Comparison of model performance and goodness-of-fit for support vector regression (SVR) model, step-down linear regression model (Linear), gradient boosted regression tree model (GBM), negative binomial regression model (NBM), least absolute shrinkage and selection operator (LASSO) linear regression algorithm and generalized additive model (GAM) by the means of root-mean-square error (RMSE) and R-squared, respectively.
Two prediction periods were considered: 1) data corresponding to the period between the 41st to 53rd weeks (the last 12 weeks) in 2014 was used to validate the models; 2) data corresponding to the period between the 35th to 46th weeks which covers the outbreak in dengue incidence in 2014 was used to validate the models. Results are presented for five cities with a high risk of dengue infection, and the other cities in Guangdong province.
Fig 4.
Observations and model predictions (1-week-ahead predictions) for the dengue outbreak in Guangdong, 2014.
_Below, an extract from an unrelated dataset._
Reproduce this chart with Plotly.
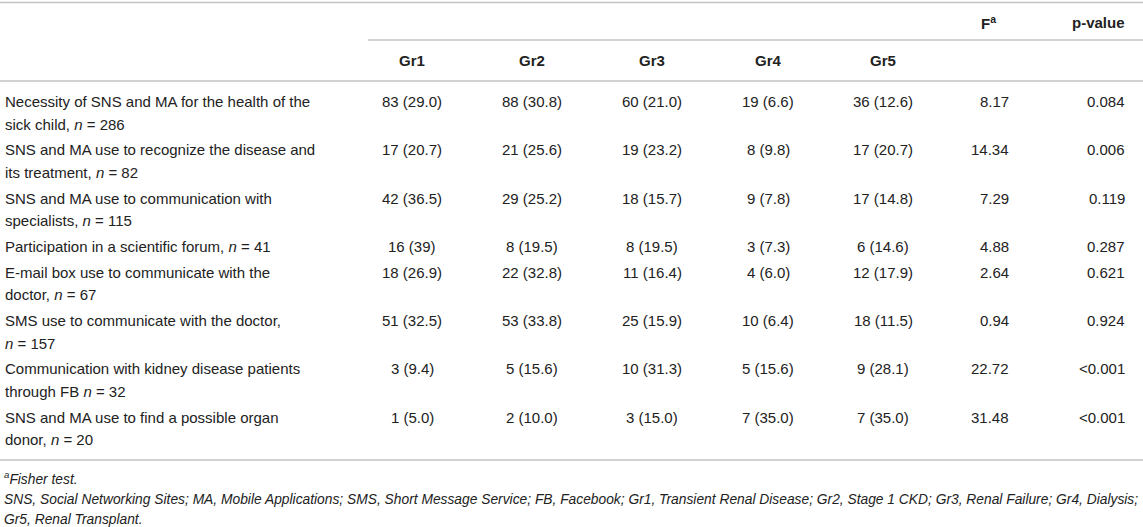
import plotly.graph_objects as go

# table content
row_labels = [
    "Necessity of SNS and MA for the health of the<br>sick child, <i>n</i> = 286",
    "SNS and MA use to recognize the disease and<br>its treatment, <i>n</i> = 82",
    "SNS and MA use to communication with<br>specialists, <i>n</i> = 115",
    "Participation in a scientific forum, <i>n</i> = 41",
    "E-mail box use to communicate with the<br>doctor, <i>n</i> = 67",
    "SMS use to communicate with the doctor,<br><i>n</i> = 157",
    "Communication with kidney disease patients<br>through FB <i>n</i> = 32",
    "SNS and MA use to find a possible organ<br>donor, <i>n</i> = 20",
]
group_names = ["Gr1", "Gr2", "Gr3", "Gr4", "Gr5"]
gr1 = ["83 (29.0)", "17 (20.7)", "42 (36.5)", "16 (39)", "18 (26.9)", "51 (32.5)", "3 (9.4)", "1 (5.0)"]
gr2 = ["88 (30.8)", "21 (25.6)", "29 (25.2)", "8 (19.5)", "22 (32.8)", "53 (33.8)", "5 (15.6)", "2 (10.0)"]
gr3 = ["60 (21.0)", "19 (23.2)", "18 (15.7)", "8 (19.5)", "11 (16.4)", "25 (15.9)", "10 (31.3)", "3 (15.0)"]
gr4 = ["19 (6.6)", "8 (9.8)", "9 (7.8)", "3 (7.3)", "4 (6.0)", "10 (6.4)", "5 (15.6)", "7 (35.0)"]
gr5 = ["36 (12.6)", "17 (20.7)", "17 (14.8)", "6 (14.6)", "12 (17.9)", "18 (11.5)", "9 (28.1)", "7 (35.0)"]
f_values = [8.17, 14.34, 7.29, 4.88, 2.64, 0.94, 22.72, 31.48]
p_values = ["0.084", "0.006", "0.119", "0.287", "0.621", "0.924", "<0.001", "<0.001"]

footnote_a = "<i><sup>a</sup>Fisher test.</i>"
footnote_abbr = [
    "<i>SNS, Social Networking Sites; MA, Mobile Applications; SMS, Short Message Service; FB, Facebook; "
    "Gr1, Transient Renal Disease; Gr2, Stage 1 CKD; Gr3, Renal Failure; Gr4, Dialysis;</i>",
    "<i>Gr5, Renal Transplant.</i>",
]

# layout (pixels)
W, H = 1143, 527
FONT = "Liberation Sans, Arial, sans-serif"
TXT = "#222222"
RULE = "#c3c3c3"
col_x = [412, 532, 652, 768, 883]
f_right = 1011
p_right = 1127
line_h = 22.5
row_pad = 3.3
y_first = 101.5

fig = go.Figure()
ann = []


def text(x, y, s, anchor="center", size=15, bold=False):
    if bold:
        s = "<b>" + s + "</b>"
    ann.append(dict(x=x, y=y, xref="x", yref="y", text=s, showarrow=False,
                    xanchor=anchor, yanchor="middle", align=anchor,
                    font=dict(family=FONT, size=size, color=TXT)))


# header
text(988, 22, "F<sup>a</sup>", bold=True)
text(p_right, 22, "p-value", anchor="right", bold=True)
for gx, g in zip(col_x, group_names):
    text(gx, 60, g, bold=True)

# body
groups = [gr1, gr2, gr3, gr4, gr5]
y = y_first
for i, lab in enumerate(row_labels):
    lines = lab.split("<br>")
    for k, ln in enumerate(lines):
        text(3, y + k * line_h, ln, anchor="left")
    for gx, col in zip(col_x, groups):
        text(gx, y, col[i])
    text(f_right, y, f"{f_values[i]:.2f}", anchor="right")
    text(p_right, y, p_values[i], anchor="right")
    y += len(lines) * line_h + row_pad

# footnotes
text(2, 478, footnote_a, anchor="left", size=13.8)
text(2, 499, footnote_abbr[0], anchor="left", size=13.8)
text(2, 519, footnote_abbr[1], anchor="left", size=13.8)

# rules
shapes = []
for x0, yy in [(0, 2.5), (368, 40), (0, 81), (0, 460)]:
    shapes.append(dict(type="line", xref="x", yref="y", x0=x0, x1=W, y0=yy, y1=yy,
                       line=dict(color=RULE, width=1.6)))

fig.update_layout(
    width=W, height=H,
    margin=dict(l=0, r=0, t=0, b=0),
    paper_bgcolor="white", plot_bgcolor="white",
    xaxis=dict(range=[0, W], visible=False, fixedrange=True),
    yaxis=dict(range=[H, 0], visible=False, fixedrange=True),
    annotations=ann, shapes=shapes, showlegend=False,
)

# page body has a default 8px margin, drop it so the table sits at the corner
fig.write_html("out.html", config={"displayModeBar": False},
               post_script="document.body.style.margin='0px';")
(A) Observations and model predictions of dengue case counts were only shown for five cities with a high risk of dengue infection in Guangdong province. In each panel, the blue points represent observed case counts, the red dashed lines denote model-based predicted values. Dynamic forecasts of dengue epidemics are presented in Video Files 1–5, respectively. (B) The actual dengue incidence map and that from the SVR model-based 1-week-ahead predictions in Guangdong, 2014. Incidence is expressed as the number of case counts per 100,000 people.
Fig 5.
Temporal dynamics of dengue infection and dengue search index (DSI) during 2011–2014 in mainland China.
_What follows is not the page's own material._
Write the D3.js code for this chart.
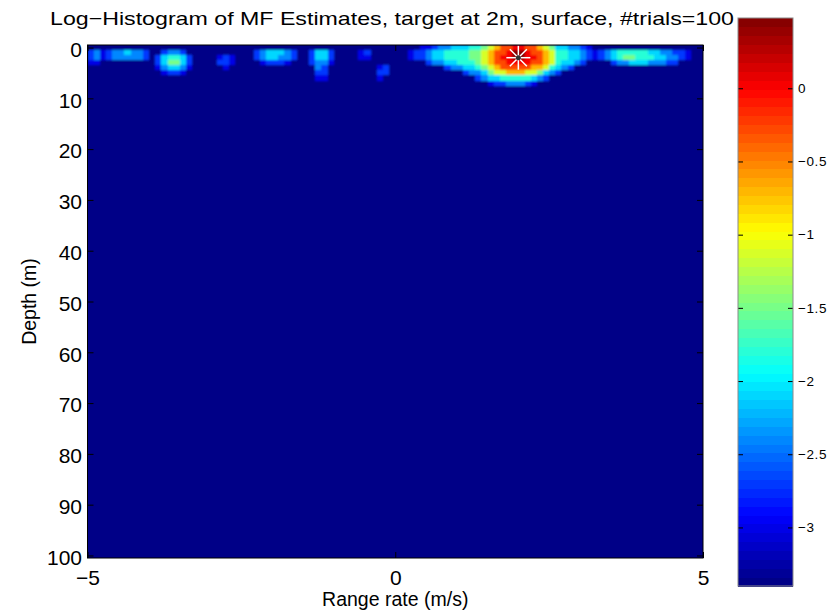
<!DOCTYPE html>
<html><head><meta charset="utf-8">
<script src="https://cdn.jsdelivr.net/npm/d3@7/dist/d3.min.js"></script>
<style>body{margin:0;background:#fff}svg{display:block}text{font-family:"Liberation Sans",Arial,Helvetica,sans-serif;fill:#000}</style>
</head><body>
<svg id="chart" width="835" height="613"></svg>
<script>
// ---- data ----
const titleText = "Log\u2212Histogram of MF Estimates, target at 2m, surface, #trials=100";
const xLabel = "Range rate (m/s)";
const yLabel = "Depth (m)";
const rateRange = [-5, 5];          // range-rate axis (m/s)
const rateStep = 0.1;               // bin width (m/s)
const depthRange = [0, 100];        // depth bins (m), 1 m each
const xTicks = [-5, 0, 5];
const yTicks = [0, 10, 20, 30, 40, 50, 60, 70, 80, 90, 100];
const cbarTicks = [0, -0.5, -1, -1.5, -2, -2.5, -3];
const colorDomain = [-3.40, 0.48];
// level code -> log10 histogram value
const levelCodes  = ".123456789ab";
const levelValues = [-3.40, -3.0, -2.7, -2.4, -2.1, -1.8, -1.5, -1.1, -0.7, -0.3, 0.0, 0.45];
// rows of depth 0..7 m, 100 range-rate bins each (groups of 10); deeper rows are all background
const hotRows = [
  ".......... .......... .......... .......... .......... ....112334 445567899a a998764433 21........ ..........",
  "2312334332 ..2332.... .......234 4432..2442 ....12.... ..12234455 55667899ab ba99875544 3212345555 54433221..",
  "2312333332 .245542... .121...234 4332..2442 ....11.... ..12234455 5566789aab baa9875544 3212345665 55443321..",
  "11........ .246642... .221....12 221...2331 .......... .....23344 55567899aa aa99875443 2....23344 433322....",
  ".......... .134431... ..1....... .......32. .......12. ........23 3445678999 998875432. .......... ..........",
  ".......... ..1221.... .......... .......22. .......22. .......... .233467788 8776432... .......... ..........",
  ".......... .......... .......... .......11. .......1.. .......... ...2344555 55432..... .......... ..........",
  ".......... .......... .......... .......... .......... .......... .....12233 321....... .......... .........."
];
const target = {rate: 2, depth: 2};

// ---- build grid ----
const nCols = Math.round((rateRange[1] - rateRange[0]) / rateStep);
const depths = d3.range(depthRange[0], depthRange[1] + 1);
const cells = [];
depths.forEach(d => {
  const s = (hotRows[d] || "").replace(/ /g, "");
  for (let c = 0; c < nCols; c++) {
    const ch = s[c] || ".";
    cells.push({depth: d, r0: rateRange[0] + c * rateStep, v: levelValues[levelCodes.indexOf(ch)]});
  }
});

// ---- layout ----
const svg = d3.select("#chart");
const L = 87.5, R = 703, T = 45, B = 558;
const x = d3.scaleLinear().domain(rateRange).range([L, R]);
const y = d3.scaleLinear().domain([depthRange[0] - 0.5, depthRange[1] + 0.5]).range([T, B]);

function jet(t) {
  const cl = v => Math.max(0, Math.min(1, v));
  return d3.rgb(255 * cl(1.5 - Math.abs(4 * t - 3)), 255 * cl(1.5 - Math.abs(4 * t - 2)), 255 * cl(1.5 - Math.abs(4 * t - 1)));
}
const nLev = 64;
const color = v => {
  let i = Math.floor((v - colorDomain[0]) / (colorDomain[1] - colorDomain[0]) * nLev);
  i = Math.max(0, Math.min(nLev - 1, i));
  return jet((i + 0.5) / nLev);
};

const defs = svg.append("defs");
defs.append("clipPath").attr("id", "plotClip").append("rect")
  .attr("x", L).attr("y", T).attr("width", R - L).attr("height", B - T);
defs.append("filter").attr("id", "soft").attr("x", "-5%").attr("y", "-5%").attr("width", "110%").attr("height", "110%")
  .append("feGaussianBlur").attr("stdDeviation", 0.9);

const plot = svg.append("g").attr("clip-path", "url(#plotClip)");
plot.append("rect").attr("x", L).attr("y", T).attr("width", R - L).attr("height", B - T)
  .attr("fill", color(levelValues[0]));
const g = plot.append("g").attr("filter", "url(#soft)");
g.selectAll("rect.cell").data(cells).join("rect")
  .attr("class", "cell")
  .attr("x", d => x(d.r0))
  .attr("y", d => y(d.depth - 0.5))
  .attr("width", d => x(d.r0 + rateStep) - x(d.r0) + 0.6)
  .attr("height", d => y(d.depth + 0.5) - y(d.depth - 0.5) + 0.6)
  .attr("fill", d => color(d.v))
  .attr("shape-rendering", "crispEdges");

// target marker (asterisk)
const tx = x(target.rate), ty = y(target.depth), rr = 12, rd = 8.5;
const star = svg.append("g").attr("stroke", "#fff").attr("stroke-width", 1.5);
[[-rr,0,rr,0],[0,-rr,0,rr],[-rd,-rd,rd,rd],[-rd,rd,rd,-rd]].forEach(p =>
  star.append("line").attr("x1", tx + p[0]).attr("y1", ty + p[1]).attr("x2", tx + p[2]).attr("y2", ty + p[3]));
svg.append("circle").attr("cx", tx).attr("cy", ty).attr("r", 2.5).attr("fill", "#333");

// axes
const fs = 21;
const ax = svg.append("g").attr("transform", `translate(${L},0)`)
  .call(d3.axisLeft(y).tickValues(yTicks).tickSize(-6).tickSizeOuter(0).tickPadding(5.5));
ax.selectAll("text").attr("font-size", fs).attr("dy", "0.42em");
const bx = svg.append("g").attr("transform", `translate(0,${B})`)
  .call(d3.axisBottom(x).tickValues(xTicks).tickSize(-6).tickSizeOuter(0).tickPadding(12));
bx.selectAll("text").attr("font-size", fs);
svg.append("g").attr("transform", `translate(${R},0)`)
  .call(d3.axisRight(y).tickValues(yTicks).tickSize(-6).tickSizeOuter(0).tickFormat(""));
svg.append("g").attr("transform", `translate(0,${T})`)
  .call(d3.axisTop(x).tickValues(xTicks).tickSize(-6).tickSizeOuter(0).tickFormat(""));
svg.selectAll(".domain").remove();
svg.selectAll(".tick line").attr("stroke", "#000");
svg.append("rect").attr("x", L).attr("y", T).attr("width", R - L).attr("height", B - T)
  .attr("fill", "none").attr("stroke", "#000").attr("stroke-width", 1);

// titles
svg.append("text").attr("x", 392).attr("y", 25).attr("text-anchor", "middle")
  .attr("font-size", 19).attr("textLength", 684).attr("lengthAdjust", "spacingAndGlyphs").text(titleText);
svg.append("text").attr("x", (L + R) / 2).attr("y", 606).attr("text-anchor", "middle")
  .attr("font-size", 19.5).text(xLabel);
svg.append("text").attr("transform", `translate(36,${(T + B) / 2}) rotate(-90)`)
  .attr("text-anchor", "middle").attr("font-size", 19.5).text(yLabel);

// colorbar
const cbL = 738, cbR = 793, cbT = 18, cbB = 586;
const cy = d3.scaleLinear().domain(colorDomain).range([cbB, cbT]);
const bands = d3.range(nLev);
const cbg = svg.append("g");
cbg.selectAll("rect").data(bands).join("rect")
  .attr("x", cbL).attr("width", cbR - cbL)
  .attr("y", i => cbB - (i + 1) * (cbB - cbT) / nLev)
  .attr("height", (cbB - cbT) / nLev + 0.6)
  .attr("fill", i => jet((i + 0.5) / nLev))
  .attr("shape-rendering", "crispEdges");
cbg.append("g").attr("transform", `translate(${cbR},0)`)
  .call(d3.axisRight(cy).tickValues(cbarTicks).tickSize(-5).tickSizeOuter(0).tickPadding(5)
    .tickFormat(d => d === 0 ? "0" : d3.format("")(d)))
  .call(s => s.select(".domain").remove())
  .call(s => s.selectAll("text").attr("font-size", 13.5).attr("letter-spacing", "0.6px"))
  .call(s => s.selectAll("line").attr("stroke", "#000"));
cbg.append("g").attr("transform", `translate(${cbL},0)`)
  .call(d3.axisLeft(cy).tickValues(cbarTicks).tickSize(-5).tickSizeOuter(0).tickFormat(""))
  .call(s => s.select(".domain").remove())
  .call(s => s.selectAll("line").attr("stroke", "#000"));
cbg.append("rect").attr("x", cbL).attr("y", cbT).attr("width", cbR - cbL).attr("height", cbB - cbT)
  .attr("fill", "none").attr("stroke", "#8a8a8a").attr("stroke-width", 1);
</script>
</body></html>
(A) Time series of dengue cases and DSI in Guangdong province. (B) Time series of dengue cases and DSI in Yunnan province. (C) Time series of dengue cases and DSI in Guangxi province. (D) Time series of dengue cases and DSI in Hunan province. (E) Time series of dengue cases and DSI in Fujian province. (F) Time series of dengue cases and DSI in Zhejiang province. Blue lines represent time series of dengue case counts, and red lines represent time series of DSI, respectively.
Fig 6.
Comparison of prediction performance of the models including the support vector regression (SVR) model, step-down linear regression model, gradient boosted regression tree model (GBM), negative binomial regression model (NBM), least absolute shrinkage and selection operator (LASSO) linear regression algorithm and generalized additive model (GAM) by the means of root-mean-square error (RMSE).
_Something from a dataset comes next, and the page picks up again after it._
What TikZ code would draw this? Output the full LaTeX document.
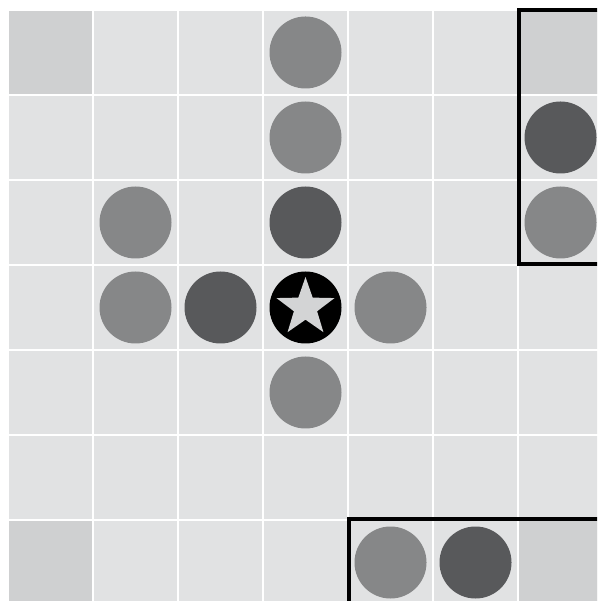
\documentclass[tikz,border=0pt]{standalone}
\usetikzlibrary{shapes.geometric}
\definecolor{cellbg}{HTML}{E1E2E3}
\definecolor{corner}{HTML}{CFD0D1}
\definecolor{light}{HTML}{868788}
\definecolor{dark}{HTML}{58595B}
\definecolor{starfill}{HTML}{D3D4D5}

\begin{document}
\begin{tikzpicture}[
  cell/.style={fill=cellbg,draw=none},
  cornercell/.style={fill=corner,draw=none},
  stone/.style={circle,inner sep=0pt,minimum size=0.72cm,draw=none},
  frame/.style={draw=black,line width=1pt}]

\useasboundingbox (0,0) rectangle (5.97,6.01);
\begin{scope}
\clip (0,0) rectangle (5.97,6.01);

%% board: 7x7 cells, cell 0.85, top left at (0.08,5.91)
\fill[white] (0,0) rectangle (5.97,6.01);
\foreach \c in {0,...,6}
  \foreach \r in {0,...,6}
    \fill[cell] ({0.09+0.85*\c},{5.90-0.85*\r}) rectangle ++(0.83,-0.83);
\foreach \c/\r in {0/0,6/0,0/6,6/6}
  \fill[cornercell] ({0.09+0.85*\c},{5.90-0.85*\r}) rectangle ++(0.83,-0.83);

%% stones
\foreach \c/\r/\col in {3/0/light,3/1/light,6/1/dark,1/2/light,3/2/dark,6/2/light,
                        1/3/light,2/3/dark,4/3/light,3/4/light,4/6/light,5/6/dark}
  \node[stone,fill=\col] (s\c\r) at ({0.505+0.85*\c},{5.485-0.85*\r}) {};

%% centre with the star
\node[stone,fill=black] (s33) at (3.055,2.935) {};
\node[star,star points=5,star point ratio=2.5,fill=starfill,inner sep=0pt,
  minimum size=0.61cm] (mark) at (s33) {};

%% frames
\draw[frame] (5.19,5.91) rectangle (6.20,3.37);
\draw[frame] (3.49,0.82) rectangle (6.20,-0.20);
\end{scope}
\end{tikzpicture}
\end{document}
Left panel: comparison of 1-month-ahead predictions for the 2014 outbreak in Yunnan, Guangxi, Hunan, Fujian and Zhejiang which pose a high risk of dengue infection. In each panel, the RMSE values of different forecast windows for each model are summarized and presented as box plots. Right panel: the actual trend of 2014 dengue epidemics in Yunnan, Guangxi, Hunan, Fujian and Zhejiang are shown. In each panel, the blue lines represent observed case counts, and the red lines denote model-based predicted values.